Some comments from the “experts” on the models vs. experts debate (ironic, I know):
The process of making judgments and decisions requires a method for combining data. To compare the accuracy of clinical and mechanical (formal, statistical) data-combination techniques, we performed a meta-analysis on studies of human health and behavior. On average, mechanical-prediction techniques were about 10% more accurate than clinical predictions. Depending on the specific analysis, mechanical prediction substantially outperformed clinical prediction in 33%-47% of studies examined. Although clinical predictions were often as accurate as mechanical predictions, in only a few studies (6%-16%) were they substantially more accurate. Superiority for mechanical-prediction techniques was consistent, regardless of the judgment task, type of judges, judges’ amounts of experience, or the types of data being combined. Clinical predictions performed relatively less well when predictors included clinical interview data. These data indicate that mechanical predictions of human behaviors are equal or superior to clinical prediction methods for a wide range of circumstances.
–Grove, Zald, Lebow, Snitz, and Nelson, “Clinical Versus Mechanical Prediction: A Meta-Analysis.
There is no controversy in social science that shows such a large body of qualitatively diverse studies coming out so uniformly in the same direction of this one [clinical vs. actuarial performance].

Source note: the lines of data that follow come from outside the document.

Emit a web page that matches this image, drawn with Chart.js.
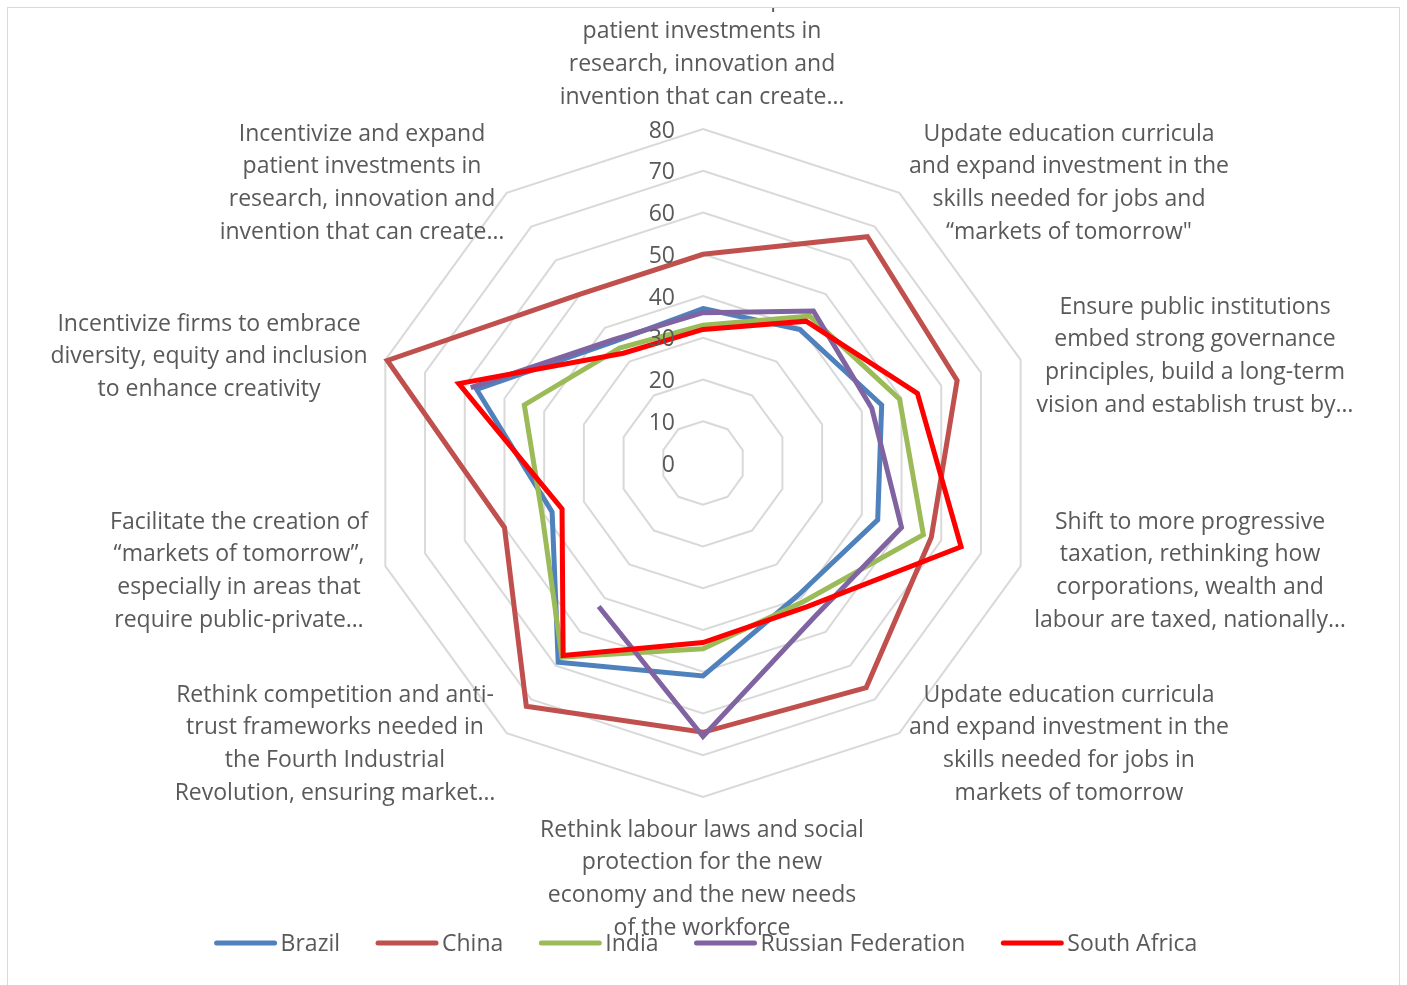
<!DOCTYPE html>
<html>
<head>
<meta charset="utf-8">
<script src="https://cdn.jsdelivr.net/npm/chart.js@4.4.1/dist/chart.umd.min.js"></script>
<style>
  html, body { margin: 0; padding: 0; background: #fff; }
  #frame { position: absolute; left: 7px; top: 7px; width: 1393px; height: 990px;
           border: 1px solid #d9d9d9; box-sizing: border-box; overflow: hidden; }
  #chart { position: absolute; left: 0; top: 0; }
</style>
</head>
<body>
<div id="frame"><canvas id="chart" width="1391" height="977"></canvas></div>
<script>
  const axisLabels = [
    ["Incentivize and expand", "patient investments in", "research, innovation and", "invention that can create…"],
    ["Update education curricula", "and expand investment in the", "skills needed for jobs and", "“markets of tomorrow\""],
    ["Ensure public institutions", "embed strong governance", "principles, build a long-term", "vision and establish trust by…"],
    ["Shift to more progressive", "taxation, rethinking how", "corporations, wealth and", "labour are taxed, nationally…"],
    ["Update education curricula", "and expand investment in the", "skills needed for jobs in", "markets of tomorrow"],
    ["Rethink labour laws and social", "protection for the new", "economy and the new needs", "of the workforce"],
    ["Rethink competition and anti-", "trust frameworks needed in", "the Fourth Industrial", "Revolution, ensuring market…"],
    ["Facilitate the creation of", "“markets of tomorrow”,", "especially in areas that", "require public-private…"],
    ["Incentivize firms to embrace", "diversity, equity and inclusion", "to enhance creativity"],
    ["Incentivize and expand", "patient investments in", "research, innovation and", "invention that can create…"]
  ];

  const seriesNames = ["Brazil", "China", "India", "Russian Federation", "South Africa"];
  const brazil  = [37, 39.5, 45, 44, 39, 51, 59, 38, 57, 36];
  const china   = [50, 67, 64, 57.5, 66.5, 64.5, 72, 50, 79.5, 50];
  const india   = [33, 43.5, 49.5, 55.5, 41, 44.5, 57.5, 40.5, 45, 34];
  const russia  = [36, 45, 42.5, 50, 45.5, 65.5, 42.5, null, 58.5, 36.5];
  const safrica = [32, 42, 54, 65, 42.5, 43, 57, 35.5, 61.5, 32.5];
  const tickValues = [0, 10, 20, 30, 40, 50, 60, 70, 80];

  const colors = ["#4f81bd", "#c0504d", "#9bbb59", "#8064a2", "#ff0000"];
  const FONT = "'Open Sans', Lato, sans-serif";
  const TEXT = "#595959";
  const LINE_H = 32.8;

  // label block placement relative to the radar centre: [dx, y of first line]
  const labelPlace = [
    [-1, -464], [366, -329], [492, -156], [487, 59], [366, 232],
    [-1, 367], [-368, 232], [-464, 59], [-494, -139], [-341, -329]
  ];

  const textPlugin = {
    id: "textPlugin",
    afterDatasetsDraw(chart) {
      const ctx = chart.ctx;
      const r = chart.scales.r;
      const cx = r.xCenter, cy = r.yCenter;
      ctx.save();
      ctx.fillStyle = TEXT;
      ctx.font = "23px " + FONT;
      ctx.textBaseline = "middle";

      // tick labels, left of the top axis
      ctx.textAlign = "right";
      tickValues.forEach(v => {
        ctx.fillText(String(v), cx - 28, cy - r.getDistanceFromCenterForValue(v) + 2);
      });

      // category labels
      ctx.textAlign = "center";
      axisLabels.forEach((lines, i) => {
        const p = labelPlace[i];
        lines.forEach((ln, k) => ctx.fillText(ln, cx + p[0], cy + p[1] + k * LINE_H));
      });

      // legend
      const sw = 62, gapIn = 4, gapOut = 36;
      const widths = seriesNames.map(n => ctx.measureText(n).width);
      const total = widths.reduce((a, w) => a + sw + gapIn + w, 0) + gapOut * (seriesNames.length - 1);
      let x = cx + 3 - total / 2;
      const ly = cy + 480;
      ctx.textAlign = "left";
      seriesNames.forEach((n, i) => {
        ctx.strokeStyle = colors[i];
        ctx.lineWidth = 5;
        ctx.lineCap = "round";
        ctx.beginPath();
        ctx.moveTo(x + 2, ly);
        ctx.lineTo(x + sw - 2, ly);
        ctx.stroke();
        x += sw + gapIn;
        ctx.fillStyle = TEXT;
        ctx.fillText(n, x, ly + 1);
        x += widths[i] + gapOut;
      });
      ctx.restore();
    }
  };

  const seriesData = [brazil, china, india, russia, safrica];

  new Chart(document.getElementById("chart").getContext("2d"), {
    type: "radar",
    data: {
      labels: axisLabels,
      datasets: seriesData.map((d, i) => ({
        label: seriesNames[i],
        data: d,
        borderColor: colors[i],
        backgroundColor: "transparent",
        borderWidth: 5,
        pointRadius: 0,
        fill: false,
        spanGaps: false,
        order: seriesData.length - i
      }))
    },
    options: {
      responsive: false,
      animation: false,
      layout: { padding: { left: 361, right: 362, top: 121, bottom: 188 } },
      plugins: { legend: { display: false }, tooltip: { enabled: false } },
      scales: {
        r: {
          min: 0,
          max: 80,
          ticks: { stepSize: 10, display: false },
          grid: { color: "#d9d9d9", lineWidth: 2 },
          angleLines: { display: false },
          pointLabels: { display: false }
        }
      }
    },
    plugins: [textPlugin]
  });
</script>
</body>
</html>
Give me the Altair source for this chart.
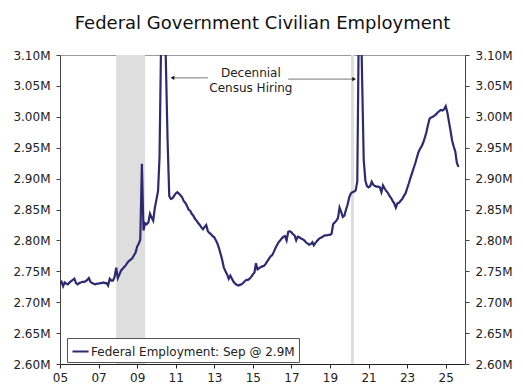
import altair as alt
import pandas as pd

# ---- data (millions of employees), monthly Jan 2005 .. Sep 2025 ----
y2005 = [2.730, 2.733, 2.726, 2.732, 2.730, 2.729, 2.732, 2.734, 2.736, 2.738, 2.731, 2.729]
y2006 = [2.731, 2.732, 2.733, 2.733, 2.734, 2.736, 2.739, 2.733, 2.731, 2.730, 2.729, 2.730]
y2007 = [2.730, 2.731, 2.731, 2.732, 2.731, 2.731, 2.727, 2.738, 2.735, 2.735, 2.741, 2.756]
y2008 = [2.739, 2.745, 2.751, 2.754, 2.757, 2.760, 2.764, 2.767, 2.769, 2.771, 2.776, 2.780]
y2009 = [2.790, 2.795, 2.801, 2.924, 2.816, 2.828, 2.826, 2.829, 2.843, 2.837, 2.832, 2.852]
y2010 = [2.866, 2.880, 2.935, 3.130, 3.400, 3.200, 3.080, 2.960, 2.872, 2.867, 2.868, 2.872]
y2011 = [2.876, 2.878, 2.876, 2.873, 2.870, 2.864, 2.861, 2.856, 2.850, 2.848, 2.843, 2.840]
y2012 = [2.835, 2.832, 2.828, 2.825, 2.821, 2.818, 2.822, 2.825, 2.815, 2.812, 2.810, 2.807]
y2013 = [2.805, 2.800, 2.795, 2.787, 2.778, 2.768, 2.756, 2.750, 2.745, 2.738, 2.743, 2.738]
y2014 = [2.733, 2.730, 2.728, 2.727, 2.728, 2.729, 2.731, 2.734, 2.736, 2.736, 2.738, 2.741]
y2015 = [2.745, 2.748, 2.763, 2.753, 2.755, 2.757, 2.758, 2.759, 2.762, 2.766, 2.770, 2.774]
y2016 = [2.776, 2.781, 2.787, 2.792, 2.797, 2.800, 2.803, 2.806, 2.807, 2.800, 2.814, 2.815]
y2017 = [2.813, 2.810, 2.808, 2.800, 2.806, 2.805, 2.803, 2.802, 2.800, 2.797, 2.795, 2.793]
y2018 = [2.794, 2.797, 2.792, 2.796, 2.799, 2.802, 2.804, 2.805, 2.807, 2.808, 2.808, 2.809]
y2019 = [2.809, 2.811, 2.826, 2.829, 2.832, 2.836, 2.853, 2.846, 2.838, 2.840, 2.850, 2.858]
y2020 = [2.870, 2.876, 2.878, 2.879, 2.881, 2.895, 3.160, 3.200, 3.060, 2.930, 2.897, 2.888]
y2021 = [2.886, 2.888, 2.895, 2.890, 2.888, 2.887, 2.887, 2.886, 2.878, 2.889, 2.884, 2.880]
y2022 = [2.877, 2.872, 2.869, 2.864, 2.860, 2.853, 2.860, 2.861, 2.864, 2.867, 2.872, 2.876]
y2023 = [2.884, 2.892, 2.900, 2.908, 2.916, 2.924, 2.933, 2.942, 2.948, 2.952, 2.958, 2.966]
y2024 = [2.975, 2.987, 2.997, 2.999, 3.000, 3.002, 3.004, 3.007, 3.009, 3.011, 3.010, 3.012]
y2025 = [3.017, 3.007, 2.993, 2.978, 2.962, 2.952, 2.944, 2.925, 2.919]

series_name = "Federal Employment: Sep @ 2.9M"

rec_start = ["2007-12-01", "2020-02-01"]
rec_end = ["2009-06-01", "2020-04-01"]

y_ticks = [2.60, 2.65, 2.70, 2.75, 2.80, 2.85, 2.90, 2.95, 3.00, 3.05, 3.10]
x_tick_years = [2005, 2007, 2009, 2011, 2013, 2015, 2017, 2019, 2021, 2023, 2025]

ann_lines = ["Decennial", "Census Hiring"]
ann_dates = ["2014-11-25", "2014-11-25"]
ann_vals = [3.071, 3.047]
arrow_from = ["2012-09-01", "2016-11-01"]
arrow_to = ["2010-11-01", "2020-04-01"]
arrow_val = [3.063, 3.061]
arrow_shape = ["triangle-left", "triangle-right"]

# ---- tables ----
values = (y2005 + y2006 + y2007 + y2008 + y2009 + y2010 + y2011 + y2012 + y2013 +
          y2014 + y2015 + y2016 + y2017 + y2018 + y2019 + y2020 + y2021 + y2022 +
          y2023 + y2024 + y2025)
dates = pd.date_range("2005-01-01", periods=len(values), freq="MS").strftime("%Y-%m-%d")
df = pd.DataFrame({"date": dates, "emp": values, "series": series_name})
rec_df = pd.DataFrame({"start": rec_start, "end": rec_end})
ann_df = pd.DataFrame({"date": ann_dates, "v": ann_vals, "t": ann_lines})
arr_df = pd.DataFrame({"from": arrow_from, "to": arrow_to, "v": arrow_val, "shape": arrow_shape})

FONT = "DejaVu Sans"
xdom = [alt.DateTime(year=2005, month=1, date=1, utc=True),
        alt.DateTime(year=2026, month=1, date=1, utc=True)]
xscale = alt.Scale(type="utc", domain=xdom)
yscale = alt.Scale(domain=[2.60, 3.10], nice=False, zero=False)
xvals = [alt.DateTime(year=y, month=1, date=1, utc=True) for y in x_tick_years]

axis_common = dict(values=y_ticks, labelExpr="format(datum.value, '.2f') + 'M'", title=None,
                   grid=False, tickSize=4, labelPadding=6, domainColor="#444",
                   tickColor="#444", labelFont=FONT, labelFontSize=12, labelColor="#222")

x_axis = alt.Axis(values=xvals, labelExpr="utcFormat(datum.value, '%y')", title=None,
                  grid=False, tickSize=4, labelPadding=4, domainColor="#222",
                  tickColor="#222", labelFont=FONT, labelFontSize=12, labelColor="#222",
                  labelFlush=False, labelOverlap=False)

rects = alt.Chart(rec_df).mark_rect(color="#dedede").encode(
    x=alt.X("start:T", scale=xscale, axis=x_axis),
    x2="end:T",
)

line = alt.Chart(df).mark_line(strokeWidth=2.2, clip=True).encode(
    x=alt.X("date:T", scale=xscale),
    y=alt.Y("emp:Q", scale=yscale, axis=alt.Axis(orient="left", **axis_common)),
    color=alt.Color("series:N", scale=alt.Scale(range=["#2d2a72"]),
                    legend=alt.Legend(title=None, orient="none", legendX=7, legendY=283,
                                      symbolType="stroke", symbolStrokeWidth=2,
                                      symbolSize=260, labelFont=FONT, labelFontSize=12,
                                      labelColor="#222", strokeColor="#555",
                                      fillColor="white", padding=4, labelOffset=1,
                                      labelLimit=400)),
)

arrows = alt.Chart(arr_df).mark_rule(color="#777", strokeWidth=1).encode(
    x=alt.X("from:T", scale=xscale),
    x2="to:T",
    y=alt.Y("v:Q", scale=yscale, axis=None),
)
heads = alt.Chart(arr_df).mark_point(filled=True, color="#111", size=18, opacity=1).encode(
    x=alt.X("to:T", scale=xscale),
    y=alt.Y("v:Q", scale=yscale, axis=None),
    shape=alt.Shape("shape:N", scale=None),
)

text = alt.Chart(ann_df).mark_text(font=FONT, fontSize=12, color="#222",
                                   align="center", baseline="middle").encode(
    x=alt.X("date:T", scale=xscale),
    y=alt.Y("v:Q", scale=yscale, axis=alt.Axis(orient="right", **axis_common)),
    text="t:N",
)

chart = alt.layer(rects, line, arrows, heads, text).resolve_axis(y="independent").properties(
    width=405, height=309,
    padding={"left": 52, "top": 47, "right": 50, "bottom": 24},
    autosize=alt.AutoSizeParams(type="none"),
    title=alt.Title("Federal Government Civilian Employment", font=FONT, fontSize=18,
                    fontWeight="normal", color="#111", anchor="middle", offset=16),
).configure_view(stroke="#999", strokeWidth=1)

chart.save("out.html", embed_options={"renderer": "svg", "actions": False})
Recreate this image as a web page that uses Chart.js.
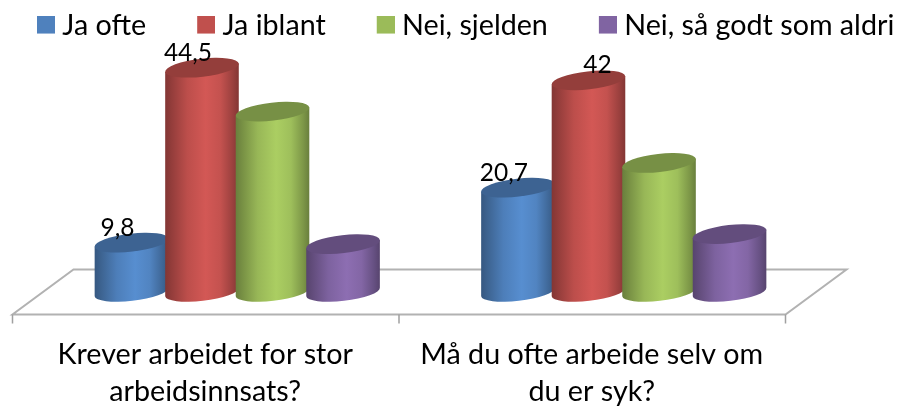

–Meehl, P.E, “Causes and effects of my disturbing little book.”
But EXPERTS ARE NOT WORTHLESS!!!
Experts are extremely value in our society.
In fact, experts are critical.
Experts are in charge of developing the algorithms and models we need to use in our lives to ensure we make accurate and reliable decisions that are unaffected by System 1 thinking.
However, the research I have outlined in this article highlight a crucial empirical observation:
Experts need to design the models, but COMPUTERS NEED TO IMPLEMENT THE MODEL.